MANILA, Philippines—Cebu Rep. Pablo John Garcia Wednesday asked Congress to look into the joint venture agreement between Cebu City and a private company to develop some 50 hectares of reclaimed land for allegedly being inimical to the interest of the city government.
“The sale is an unprecedented milking of the city’s properties, unparalleled in its nature, its scope, its degree, and its brazenness.” Garcia stressed.
In a privilege speech and in a press statement, Garcia also asked the House of Representatives to consider legislation to provide stiffer penalties for violation of the constitutional provision governing the disposition of lands of the public domain.
Garcia also asked Congress to consider legislation “to set the parameters within which local government units may enter into joint venture agreements with the private sector, and to provide for stricter compliance with the requirement for congressional approval in the sale of lands of the public domain.”
In his speech, Garcia referred to the joint venture agreement recently concluded between the city government and Filinvest Land, Inc., involving a 50.6 hectare area of the South Road Properties, formerly the South Reclamation Project, in Cebu City.
He said that the project was originally submitted to bidding, but only the province of Cebu submitted a bid. The provincial government, however, was disqualified for not being a private developer.
“With no other bidders, the City of Cebu proceeded to negotiate a contract with Filinvest. The deal, which is now the Joint Venture Agreement, departs, and deviates, from what the deal purported to be in the published invitation to bid, not on a few points, but on all material points,” Garcia decried.
He explained that the project started as an “unsolicited proposal” from Filinvest Land, Inc. to develop the property as a “central business district type” development.
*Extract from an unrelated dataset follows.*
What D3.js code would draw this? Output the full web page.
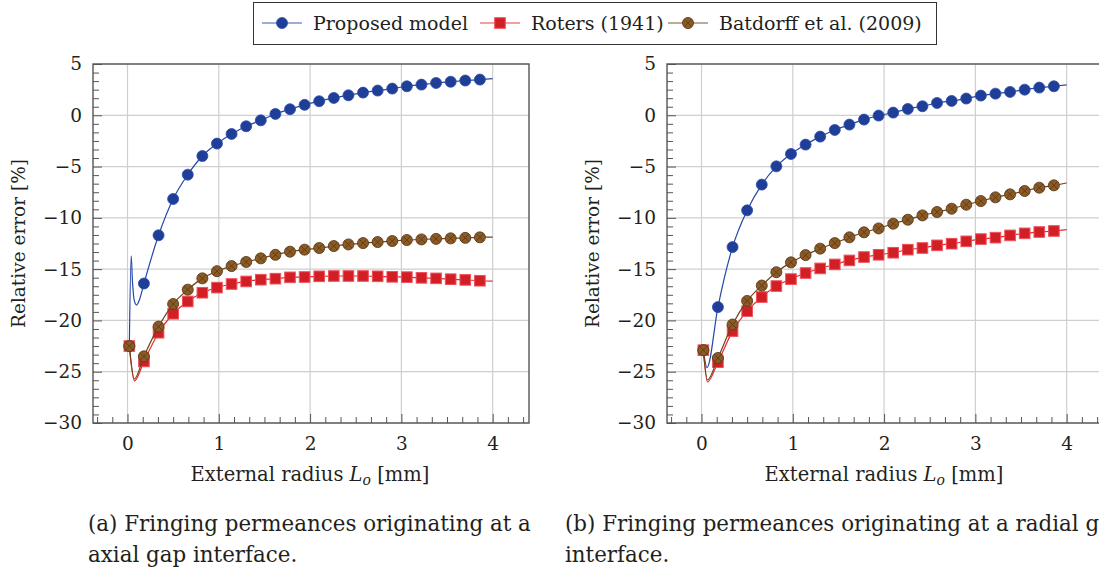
<!DOCTYPE html>
<html>
<head>
<meta charset="utf-8">
<script src="https://cdn.jsdelivr.net/npm/d3@7/dist/d3.min.js"></script>
<style>
    body { margin: 0; background: #fff; }
    text { font-family: "DejaVu Serif", serif; fill: #231f20; }
</style>
</head>
<body>
<svg id="chart" width="1099" height="572"></svg>
<script>
// marker positions along L_o [mm] (every 4th sample), lines run on to endX
var markX = [0.02, 0.18, 0.34, 0.50, 0.66, 0.82, 0.98, 1.14, 1.30, 1.46, 1.62, 1.78, 1.94,
    2.10, 2.26, 2.42, 2.58, 2.74, 2.90, 3.06, 3.22, 3.38, 3.54, 3.70, 3.86];
var endX = 4.0;

var xTicks = [0, 1, 2, 3, 4];
var yTicks = [-30, -25, -20, -15, -10, -5, 0, 5];
var xDomain = [-0.378, 4.398];
var yDomain = [-30, 5];

var seriesNames = ["Proposed model", "Roters (1941)", "Batdorff et al. (2009)"];

// (a) axial gap interface
var axialProposed = [-22.5, -16.4, -11.7, -8.16, -5.79, -3.97, -2.76, -1.82, -1.07, -0.49, 0.13, 0.59, 1.02,
    1.37, 1.69, 1.95, 2.21, 2.41, 2.60, 2.83, 2.99, 3.15, 3.27, 3.39, 3.48];
var axialProposedEnd = 3.58;
var axialProposedNear = [[0.04, -13.7], [0.055, -16.3], [0.075, -18.1], [0.10, -18.5], [0.13, -18.0]];

var axialRoters = [-22.5, -24.0, -21.2, -19.35, -18.15, -17.3, -16.8, -16.45, -16.2, -16.03, -15.93, -15.8, -15.77,
    -15.7, -15.67, -15.67, -15.67, -15.7, -15.75, -15.78, -15.85, -15.9, -15.98, -16.05, -16.13];
var axialRotersEnd = -16.16;
var axialRotersNear = [[0.075, -25.9]];

var axialBatdorff = [-22.5, -23.5, -20.6, -18.4, -17.0, -15.9, -15.2, -14.7, -14.3, -13.95, -13.6, -13.3, -13.1,
    -12.94, -12.75, -12.59, -12.46, -12.36, -12.26, -12.16, -12.10, -12.05, -12.0, -11.95, -11.9];
var axialBatdorffEnd = -11.87;
var axialBatdorffNear = [[0.075, -25.7]];

// (b) radial gap interface
var radialProposed = [-22.9, -18.7, -12.85, -9.27, -6.76, -4.98, -3.77, -2.86, -2.08, -1.43, -0.91, -0.42, -0.03,
    0.26, 0.62, 0.88, 1.20, 1.40, 1.63, 1.92, 2.11, 2.28, 2.50, 2.70, 2.83];
var radialProposedEnd = 2.96;
var radialProposedNear = [[0.06, -24.6]];

var radialRoters = [-22.9, -24.07, -21.04, -19.09, -17.72, -16.65, -15.97, -15.38, -14.93, -14.54, -14.15, -13.82, -13.6,
    -13.4, -13.1, -12.94, -12.68, -12.52, -12.29, -12.07, -11.93, -11.71, -11.51, -11.38, -11.28];
var radialRotersEnd = -11.15;
var radialRotersNear = [[0.065, -26.0]];

var radialBatdorff = [-22.9, -23.66, -20.4, -18.1, -16.6, -15.3, -14.34, -13.63, -13.0, -12.46, -11.9, -11.41, -11.03,
    -10.57, -10.18, -9.76, -9.43, -9.11, -8.72, -8.36, -8.0, -7.71, -7.38, -7.06, -6.83];
var radialBatdorffEnd = -6.6;
var radialBatdorffNear = [[0.065, -25.8]];

var styles = [
    { line: "#2548a8", fill: "#1f3e98", stroke: "#2b4ca8", mark: "circle" },
    { line: "#ec2530", fill: "#d21f26", stroke: "#f0505a", mark: "square" },
    { line: "#6e4518", fill: "#8c5a24", stroke: "#5b3a17", mark: "otimes" }
];

var svg = d3.select("#chart");

function buildLine(vals, endVal, near) {
    var pts = markX.map(function(x, i) { return [x, vals[i]]; });
    pts = pts.concat(near);
    pts.push([endX, endVal]);
    pts.sort(function(a, b) { return a[0] - b[0]; });
    return pts;
}

function drawMarker(g, style, cx, cy) {
    if (style.mark == "circle") {
        g.append("circle").attr("cx", cx).attr("cy", cy).attr("r", 5.5)
            .attr("fill", style.fill).attr("stroke", style.stroke).attr("stroke-width", 0.8);
    } else if (style.mark == "square") {
        g.append("rect").attr("x", cx - 5.3).attr("y", cy - 5.3).attr("width", 10.6).attr("height", 10.6)
            .attr("fill", style.fill).attr("stroke", style.stroke).attr("stroke-width", 1);
    } else {
        var r = 5.5, d = r * 0.68;
        g.append("circle").attr("cx", cx).attr("cy", cy).attr("r", r)
            .attr("fill", style.fill).attr("stroke", style.stroke).attr("stroke-width", 0.9);
        g.append("path")
            .attr("d", "M" + (cx - d) + "," + (cy - d) + "L" + (cx + d) + "," + (cy + d) +
                "M" + (cx - d) + "," + (cy + d) + "L" + (cx + d) + "," + (cy - d))
            .attr("stroke", style.stroke).attr("stroke-width", 0.9);
    }
}

function drawPanel(left, captionX, series, caption) {
    var x = d3.scaleLinear().domain(xDomain).range([left, left + 436]);
    var y = d3.scaleLinear().domain(yDomain).range([423, 64]);
    var g = svg.append("g");
    var clipId = "clip" + left;

    g.append("clipPath").attr("id", clipId).append("rect")
        .attr("x", x.range()[0]).attr("y", 64).attr("width", 436).attr("height", 359);

    // grid
    g.append("g").selectAll("line").data(xTicks).join("line")
        .attr("x1", function(d) { return x(d); }).attr("x2", function(d) { return x(d); })
        .attr("y1", 64).attr("y2", 423)
        .attr("stroke", "#cfcfcf").attr("stroke-width", 1.2);
    g.append("g").selectAll("line").data(yTicks).join("line")
        .attr("y1", function(d) { return y(d); }).attr("y2", function(d) { return y(d); })
        .attr("x1", x.range()[0]).attr("x2", x.range()[1])
        .attr("stroke", "#cfcfcf").attr("stroke-width", 1.2);

    // minor ticks
    var xMinor = d3.range(-3, 28).map(function(k) { return k / 6; })
        .filter(function(v) { return v > xDomain[0] && v < xDomain[1] && Math.abs(v - Math.round(v)) > 1e-6; });
    var yMinor = d3.range(-36, 7).map(function(k) { return k * 5 / 6; })
        .filter(function(v) { return v > -30 && v < 5 && Math.abs(v / 5 - Math.round(v / 5)) > 1e-6; });

    var xAxis = g.append("g").attr("transform", "translate(0,423)")
        .call(d3.axisBottom(x).tickValues(xTicks).tickSize(-9).tickPadding(14)
            .tickFormat(function(d) { return d3.format("d")(d); }));
    var xMinorAxis = g.append("g").attr("transform", "translate(0,423)")
        .call(d3.axisBottom(x).tickValues(xMinor).tickSize(-6).tickFormat(""));
    var yAxis = g.append("g").attr("transform", "translate(" + x.range()[0] + ",0)")
        .call(d3.axisLeft(y).tickValues(yTicks).tickSize(-9).tickPadding(11)
            .tickFormat(function(d) { return d < 0 ? "\u2212" + Math.abs(d) : d; }));
    var yMinorAxis = g.append("g").attr("transform", "translate(" + x.range()[0] + ",0)")
        .call(d3.axisLeft(y).tickValues(yMinor).tickSize(-6).tickFormat(""));

    [xAxis, xMinorAxis, yAxis, yMinorAxis].forEach(function(a) {
        a.select(".domain").remove();
        a.selectAll(".tick line").attr("stroke", "#555").attr("stroke-width", 1);
        a.selectAll(".tick text").attr("font-family", "DejaVu Serif").attr("font-size", 18.5).attr("fill", "#231f20");
    });

    // series: lines then markers, later series on top
    var line = d3.line().x(function(d) { return x(d[0]); }).y(function(d) { return y(d[1]); })
        .curve(d3.curveMonotoneX);

    series.forEach(function(s, k) {
        var sg = g.append("g").attr("clip-path", "url(#" + clipId + ")");
        sg.append("path").datum(buildLine(s.vals, s.end, s.near))
            .attr("d", line).attr("fill", "none")
            .attr("stroke", styles[k].line).attr("stroke-width", 1.2);
        s.vals.forEach(function(v, i) {
            drawMarker(sg, styles[k], x(markX[i]), y(v));
        });
    });

    // axis box
    g.append("rect").attr("x", x.range()[0]).attr("y", 64).attr("width", 436).attr("height", 359)
        .attr("fill", "none").attr("stroke", "#555").attr("stroke-width", 1.4);

    // axis titles
    g.append("text")
        .attr("transform", "translate(" + (x.range()[0] - 68) + "," + 243.5 + ") rotate(-90)")
        .attr("text-anchor", "middle").attr("font-size", 18.5)
        .text("Relative error [%]");

    var xl = g.append("text").attr("x", (x.range()[0] + x.range()[1]) / 2 - 1).attr("y", 481)
        .attr("text-anchor", "middle").attr("font-size", 19.5);
    xl.append("tspan").text("External radius ");
    xl.append("tspan").attr("font-style", "italic").text("L");
    xl.append("tspan").attr("font-style", "italic").attr("font-size", 14).attr("dy", 4).text("o");
    xl.append("tspan").attr("dy", -4).text(" [mm]");

    // caption
    caption.forEach(function(c, i) {
        g.append("text").attr("x", captionX).attr("y", 531 + i * 31)
            .attr("font-size", 21.4).text(c);
    });
}

drawPanel(93, 88, [
    { vals: axialProposed, end: axialProposedEnd, near: axialProposedNear },
    { vals: axialRoters, end: axialRotersEnd, near: axialRotersNear },
    { vals: axialBatdorff, end: axialBatdorffEnd, near: axialBatdorffNear }
], ["(a) Fringing permeances originating at a", "axial gap interface."]);

drawPanel(667, 565, [
    { vals: radialProposed, end: radialProposedEnd, near: radialProposedNear },
    { vals: radialRoters, end: radialRotersEnd, near: radialRotersNear },
    { vals: radialBatdorff, end: radialBatdorffEnd, near: radialBatdorffNear }
], ["(b) Fringing permeances originating at a radial gap", "interface."]);

// legend
var lg = svg.append("g");
lg.append("rect").attr("x", 253.5).attr("y", 2.5).attr("width", 683).attr("height", 42)
    .attr("fill", "#fff").attr("stroke", "#333").attr("stroke-width", 1);
var legendX = [262, 480, 668];
seriesNames.forEach(function(name, k) {
    var lx = legendX[k];
    lg.append("line").attr("x1", lx).attr("x2", lx + 40).attr("y1", 23).attr("y2", 23)
        .attr("stroke", styles[k].line).attr("stroke-opacity", 0.6).attr("stroke-width", 1.6);
    drawMarker(lg, styles[k], lx + 20, 23);
    lg.append("text").attr("x", lx + 51).attr("y", 29.5).attr("font-size", 19).text(name);
});
</script>
</body>
</html>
It also called for Filinvest to pay P1.5 billion pesos within the first three years.
But “instead of an unincorporated joint venture over 50.6 hectares, the deal provides for an outright sale of 10.6 hectares to Filinvest, and only 40 hectares for the proposed joint venture,” Garcia declared.
He said this contravened the Supreme Court ruling in the PIATCo case that in a negotiated bidding, the parties may not substantially depart from the original terms of the bid.
“To do so would be contrary to public policy, as it would make a mockery of the bidding process, and render it futile,” he said.